The point charges `-2q, -2q` and `+q` are put on the vertices of an equilateral triangle of side `a`. Find the work done by some external force in increasing the separation to `2a` (in joules).

To solve the problem of finding the work done by an external force in increasing the separation of the point charges from \( a \) to \( 2a \), we will follow these steps: ### Step 1: Understand the Initial Configuration We have three point charges placed at the vertices of an equilateral triangle: - Charge at vertex A: \( -2q \) - Charge at vertex B: \( -2q \) - Charge at vertex C: \( +q \) The side of the triangle is \( a \). ### Step 2: Calculate the Initial Potential Energy (\( U_i \)) The potential energy between two point charges \( Q_1 \) and \( Q_2 \) separated by a distance \( r \) is given by the formula: \[ U = k \frac{Q_1 Q_2}{r} \] where \( k \) is Coulomb's constant.

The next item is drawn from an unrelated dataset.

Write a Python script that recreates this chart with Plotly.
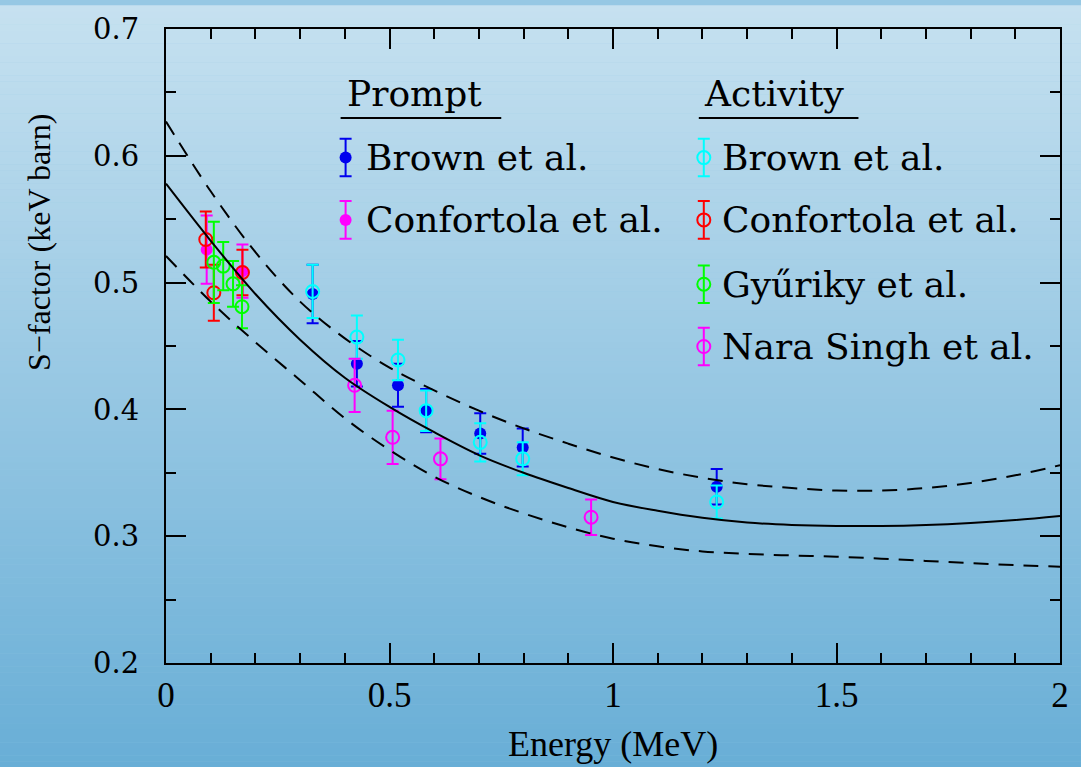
import plotly.graph_objects as go

# ---------------- data ----------------
# Prompt gamma data
brown_p_E = [0.328, 0.427, 0.519, 0.582, 0.703, 0.798, 1.232]
brown_p_S = [0.491, 0.436, 0.419, 0.399, 0.381, 0.370, 0.339]
brown_p_err = [0.023, 0.018, 0.017, 0.017, 0.016, 0.015, 0.014]

conf_p_E = [0.091, 0.171]
conf_p_S = [0.526, 0.509]
conf_p_err = [0.027, 0.021]

# Activity data
brown_a_E = [0.328, 0.427, 0.519, 0.582, 0.703, 0.798, 1.232]
brown_a_S = [0.493, 0.457, 0.439, 0.399, 0.374, 0.361, 0.327]
brown_a_err = [0.021, 0.017, 0.016, 0.016, 0.015, 0.013, 0.013]

conf_a_E = [0.089, 0.107, 0.171]
conf_a_S = [0.534, 0.492, 0.508]
conf_a_err = [0.022, 0.022, 0.018]

gyu_E = [0.107, 0.128, 0.150, 0.170]
gyu_S = [0.516, 0.513, 0.499, 0.481]
gyu_err = [0.032, 0.019, 0.018, 0.017]

nara_E = [0.422, 0.507, 0.614, 0.951]
nara_S = [0.419, 0.378, 0.361, 0.315]
nara_err = [0.021, 0.021, 0.016, 0.014]

# Fit curve and its band
curve_E = [0.0, 0.1, 0.2, 0.3, 0.4, 0.5, 0.6, 0.7, 0.8, 0.9, 1.0,
           1.1, 1.2, 1.3, 1.4, 1.5, 1.6, 1.7, 1.8, 1.9, 2.0]
fit_S = [0.578, 0.533, 0.491, 0.455, 0.425, 0.402, 0.382, 0.364, 0.350, 0.338, 0.327,
         0.320, 0.3145, 0.3108, 0.3089, 0.3081, 0.3081, 0.3089, 0.3105, 0.3128, 0.316]
upper_S = [0.627, 0.572, 0.524, 0.485, 0.456, 0.433, 0.415, 0.399, 0.385, 0.373, 0.362,
           0.353, 0.346, 0.341, 0.338, 0.336, 0.336, 0.338, 0.342, 0.348, 0.356]
lower_S = [0.521, 0.485, 0.453, 0.423, 0.393, 0.368, 0.347, 0.331, 0.318, 0.307, 0.298,
           0.292, 0.288, 0.2860, 0.2848, 0.2838, 0.2823, 0.2805, 0.2787, 0.2772, 0.276]

prompt_labels = ["Brown et al.", "Confortola et al."]
activity_labels = ["Brown et al.", "Confortola et al.", "Gyűriky et al.", "Nara Singh et al."]

BLUE = "#0000ee"
CYAN = "#00ffff"
MAGENTA = "#ff00ff"
RED = "#ff0000"
GREEN = "#00ff00"

W, H = 1081, 767
ML, MR, MT, MB = 166, 19, 22, 104
PW, PH = W - ML - MR, H - MT - MB


def px_x(p):
    return (p - ML) / PW


def px_y(p):
    return (H - MB - p) / PH


fig = go.Figure()


def add_points(E, S, err, color, filled, errcolor=None, xaxis="x", yaxis="y"):
    fig.add_trace(go.Scatter(
        x=E, y=S, mode="markers", xaxis=xaxis, yaxis=yaxis,
        marker=dict(symbol="circle" if filled else "circle-open",
                    size=12 if filled else 13, color=color,
                    line=dict(width=0 if filled else 2, color=color)),
        error_y=dict(type="data", array=err, visible=True,
                     color=errcolor or color, thickness=2, width=6),
        showlegend=False, hoverinfo="x+y"))


add_points(brown_p_E, brown_p_S, brown_p_err, BLUE, True)
add_points(brown_a_E, brown_a_S, brown_a_err, CYAN, False)
add_points(conf_p_E, conf_p_S, conf_p_err, MAGENTA, True)
add_points(conf_a_E, conf_a_S, conf_a_err, RED, False)
add_points(gyu_E, gyu_S, gyu_err, GREEN, False)
add_points(nara_E, nara_S, nara_err, MAGENTA, False)

fig.add_trace(go.Scatter(x=curve_E, y=fit_S, mode="lines", line=dict(color="black", width=2, shape="spline"),
                         showlegend=False, hoverinfo="skip"))
for band in (upper_S, lower_S):
    fig.add_trace(go.Scatter(x=curve_E, y=band, mode="lines",
                             line=dict(color="black", width=2, dash="15px,10px", shape="spline"),
                             showlegend=False, hoverinfo="skip"))

# ---------------- custom two-column legend ----------------
LEG_FONT = dict(family="DejaVu Serif", size=36, color="black")
prompt_style = [(BLUE, True), (MAGENTA, True)]
act_style = [(CYAN, False), (RED, False), (GREEN, False), (MAGENTA, False)]
rows_py = [152, 215, 280, 343]
legend_err = 19 / PH

for col_px, text_px, labels, styles in ((346, 364, prompt_labels, prompt_style),
                                        (705, 721, activity_labels, act_style)):
    for i, (lab, (c, filled)) in enumerate(zip(labels, styles)):
        add_points([px_x(col_px)], [px_y(rows_py[i])], [legend_err], c, filled,
                   xaxis="x2", yaxis="y2")
        fig.add_annotation(x=px_x(text_px), y=px_y(rows_py[i]), xref="paper", yref="paper",
                           text=lab, showarrow=False, xanchor="left", yanchor="middle",
                           font=LEG_FONT)

for title, tx, u0, u1 in (("Prompt", 345, 341, 502), ("Activity", 703, 700, 860)):
    fig.add_annotation(x=px_x(tx), y=px_y(87), xref="paper", yref="paper", text=title,
                       showarrow=False, xanchor="left", yanchor="middle", font=LEG_FONT)
    fig.add_shape(type="line", xref="paper", yref="paper", x0=px_x(u0), x1=px_x(u1),
                  y0=px_y(112), y1=px_y(112), line=dict(color="black", width=2))

# axis titles
fig.add_annotation(x=0.5, y=px_y(745), xref="paper", yref="paper", text="Energy (MeV)",
                   showarrow=False, xanchor="center", yanchor="middle",
                   font=dict(family="Liberation Serif", size=36, color="black"))
fig.add_annotation(x=px_x(38), y=px_y(238), xref="paper", yref="paper", text="S\u2212factor (keV barn)",
                   showarrow=False, xanchor="center", yanchor="middle", textangle=-90,
                   font=dict(family="Liberation Serif", size=32, color="black"))

# ---------------- background gradient ----------------
top_c = (198, 225, 240)
bot_c = (104, 174, 214)
N = 120
y_top = px_y(-2)
y_bot = px_y(H + 2)
for i in range(N):
    t = (i + 0.5) / N
    c = tuple(round(top_c[k] + (bot_c[k] - top_c[k]) * t) for k in range(3))
    y0 = y_top + (y_bot - y_top) * i / N
    y1 = y_top + (y_bot - y_top) * (i + 1) / N
    fig.add_shape(type="rect", xref="paper", yref="paper", x0=px_x(-2), x1=px_x(W + 2),
                  y0=y0, y1=y1 - 0.0005, line=dict(width=0),
                  fillcolor="rgb(%d,%d,%d)" % c, layer="below")

axis_common = dict(showline=True, linecolor="black", linewidth=2, mirror="allticks",
                   ticks="inside", ticklen=20, tickwidth=2, tickcolor="black",
                   showgrid=False, zeroline=False)

fig.update_layout(
    width=W, height=H,
    margin=dict(l=ML, r=MR, t=MT, b=MB),
    paper_bgcolor="rgb(150,200,228)", plot_bgcolor="rgba(0,0,0,0)",
    xaxis=dict(range=[0, 2], dtick=0.5, tick0=0,
               minor=dict(dtick=0.1, ticks="inside", ticklen=10, tickwidth=1.5, tickcolor="black"),
               tickfont=dict(family="Liberation Serif", size=35, color="black"),
               ticklabelstandoff=0, **axis_common),
    yaxis=dict(range=[0.2, 0.7], dtick=0.1, tick0=0.2,
               minor=dict(dtick=0.05, ticks="inside", ticklen=10, tickwidth=1.5, tickcolor="black"),
               tickfont=dict(family="DejaVu Serif", size=29, color="black"),
               ticklabelstandoff=19, **axis_common),
    xaxis2=dict(range=[0, 1], overlaying="x", visible=False),
    yaxis2=dict(range=[0, 1], overlaying="y", visible=False),
)

fig.write_html(
    "out.html",
    config={"displayModeBar": False},
    post_script="document.body.style.margin='0';document.documentElement.style.overflow='hidden';",
)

We will calculate the potential energy for each pair of charges: 1. \( U_{AB} \) between charges at A and B: \[ U_{AB} = k \frac{(-2q)(-2q)}{a} = k \frac{4q^2}{a} \] 2. \( U_{BC} \) between charges at B and C: \[ U_{BC} = k \frac{(-2q)(+q)}{a} = -k \frac{2q^2}{a} \] 3. \( U_{CA} \) between charges at C and A: \[ U_{CA} = k \frac{(+q)(-2q)}{a} = -k \frac{2q^2}{a} \] Now, sum these energies to find the total initial potential energy \( U_i \): \[ U_i = U_{AB} + U_{BC} + U_{CA} = k \frac{4q^2}{a} - k \frac{2q^2}{a} - k \frac{2q^2}{a} = k \frac{4q^2}{a} - k \frac{4q^2}{a} = 0 \] ### Step 3: Calculate the Final Potential Energy (\( U_f \)) When the charges are moved to a separation of \( 2a \), we repeat the calculation for the new distances: 1. \( U_{AB} \) between charges at A and B: \[ U_{AB} = k \frac{(-2q)(-2q)}{2a} = k \frac{4q^2}{2a} = k \frac{2q^2}{a} \] 2. \( U_{BC} \) between charges at B and C: \[ U_{BC} = k \frac{(-2q)(+q)}{2a} = -k \frac{2q^2}{2a} = -k \frac{q^2}{a} \] 3. \( U_{CA} \) between charges at C and A: \[ U_{CA} = k \frac{(+q)(-2q)}{2a} = -k \frac{2q^2}{2a} = -k \frac{q^2}{a} \] Now, sum these energies to find the total final potential energy \( U_f \): \[ U_f = U_{AB} + U_{BC} + U_{CA} = k \frac{2q^2}{a} - k \frac{q^2}{a} - k \frac{q^2}{a} = k \frac{2q^2}{a} - k \frac{2q^2}{a} = 0 \] ### Step 4: Calculate the Work Done The work done \( W \) by the external force in moving the charges is given by the change in potential energy: \[ W = U_f - U_i = 0 - 0 = 0 \text{ joules} \] ### Conclusion The work done by the external force in increasing the separation of the charges from \( a \) to \( 2a \) is \( 0 \) joules. ---